All that to say, I have for a long time now wished to mark Mr Simmons’ birthday with a painted face swim. I view it as a cultural event. The lucky pool to be marked historically thus was MacCallum, Cremorne Point, Sydney. Being August (the great man was released/ejected from the pod of Satan on August 25th), it was mighty chilly in the water so I had the place to myself. MacCallum pool is as far from the gritty, dirty concrete of New York City that is the natural home of 70’s Kiss as could be imagined. It floats by the harbour like a blue barge with wooden rails, Federation mansions rising up on the hill behind, 200-year-old figs crowning the sky above. It’s far too charming a place to be visited by a glam rock demon so it was probably fortunate I had it to myself.

Oh, there’s one more thing you can see from this gorgeous spot that I couldn’t help noticing. The very epicentre of Sydney culture. A superb architectural statement in its own right. Separated by a mile of choppy water, sits the iconic Opera House. And separated it should be too from a nutcase wearing Kiss make-up. I’d have thought this gloriously refined venue would be the last place to welcome the progenitors of ‘I was made for lovin’ you’ and the adolescently cringeworthy, ‘Lick it up.’

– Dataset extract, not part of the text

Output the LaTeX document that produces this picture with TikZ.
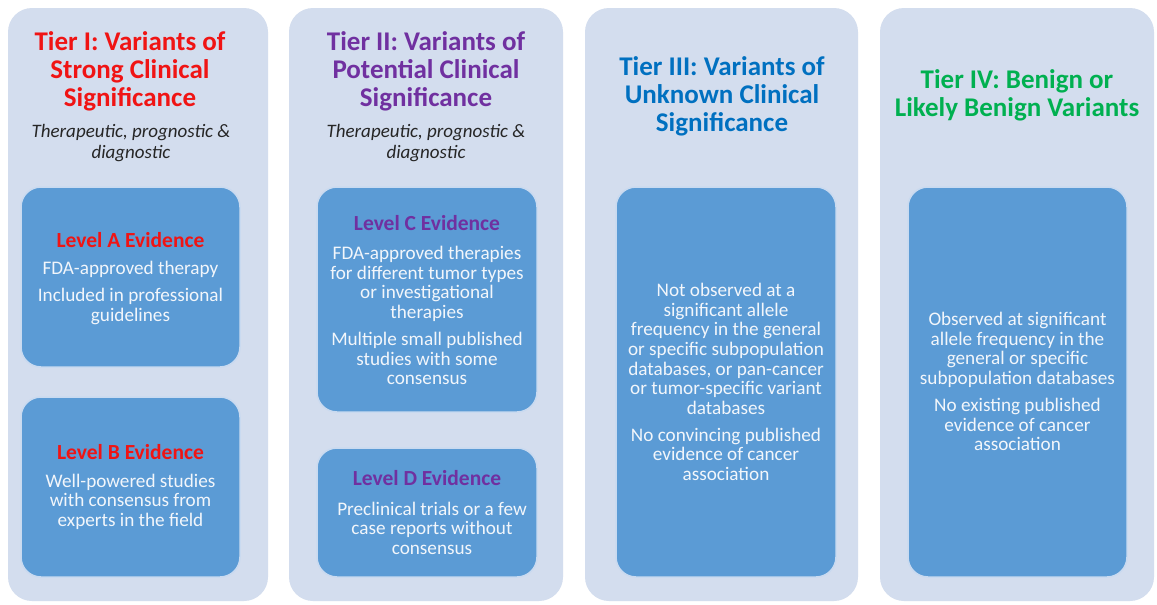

But have you ever seen an opera? Blood, guts, fire and screaming. Before the advent of cinema this was where you went for such things. And have you seen who attends such spectacles? A good number would hail from Cremorne Point. It’s an age-old tradition stretching back to antiquity; the wealthy top precenters dressing up in their finest to watch musical actors marrying, stabbing, adulterising and making love to each other. Usually in make-up and extraordinary costume and always with an extraordinary soundtrack. I’m not going to get into a debate about the nature and fach (settle, it’s a German word, meaning classification) of singing and art and culture, but as an avid fan of both opera and Kiss, if it weren’t for the distinctly lacking libretto (that’s the story, Italian term, you’re learning a lot today) let me suggest the path between the two is linear, not quantumly tangential.

And so, while to a casual observer glancing down from their multi-million-dollar mansion that morning, the scene of Gene Simmons gliding like a black and white-faced shark across the blue oasis, a trail of blood staining the water behind, would have brought a gasp and an averting of the eyes, to a casual opera-going observer in their multi-million-dollar mansion, well, a knowing nod and a raising of the pulse would have been not only likely, but unavoidable. This is art, they knoweth.

There’s a shower at the far end of the pool and with no-one in sight, there I stood, post-swim, make-up and blood running down my face, staring across the water at the Opera House. And did I see, did I imagine it, maybe it was just the sunlight on the harbour, but I think she winked at me.

MacCallum pool was #535 on the author’s quest to swim 1000 pools around the world.